Depuis 2010, le gouvernement fédéral a pour politique d’interdire aux entreprises de vérification des antécédents d’effectuer une VPV. Toute organisation jugeant qu’une VPV s’impose doit s’adresser au(x) service(s) de police du lieu de résidence du candidat. Voyons quelques incidences des VPV sur le processus d’embauche :

  • Impossibilité d’obtenir de façon sûre, rapide et systématique des renseignements sur d’autres condamnations consignées par la police locale ou nationale;
  • Résultats papier transmis au candidat de manière non sécuritaire;
  • Résultats qui varient d’un territoire à l’autre et dont l’authenticité ne peut être vérifiée que par le service de police;
  • Impossibilité d’intégrer facilement cette vérification aux autres services dont l’organisation a besoin (vérification du dossier de crédit, des références, des études, etc.);
  • Expérience négative pour le candidat (délais, dépenses, nuisance) qui nuit au processus d’embauche et à la prestation de services;
  • Haut taux de prise d’empreintes digitales chez les hommes de plus de 30 ans qui entraîne le retrait de candidats pourtant convenables.

Une consultation électronique des dossiers de la police locale et nationale est moins risquée – surtout si elle est effectuée systématiquement par un expert indépendant –, car elle élimine tous les inconvénients énumérés ci-dessus.

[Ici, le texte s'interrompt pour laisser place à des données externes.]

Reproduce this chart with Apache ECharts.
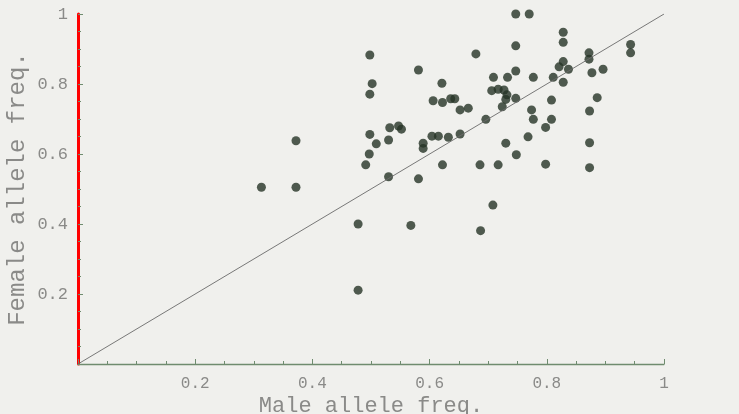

La concurrence pour les ressources humaines est féroce. La qualité des services que fournit une organisation dépend de sa capacité à attirer et à intégrer efficacement des candidats de talent. En matière de dotation, le plus grand risque auquel s’expose toute organisation – qu’elle travaille ou non auprès de groupes vulnérables – est l’inefficacité et l’inadéquation de ses processus de vérification et de ses politiques internes. Heureusement, l’organisation peut réduire sensiblement ce risque en pesant le pour et le contre des VPV.

Le mois prochain, je traiterai des vérifications relatives aux personnes vulnérables chez les moins de 30 ans.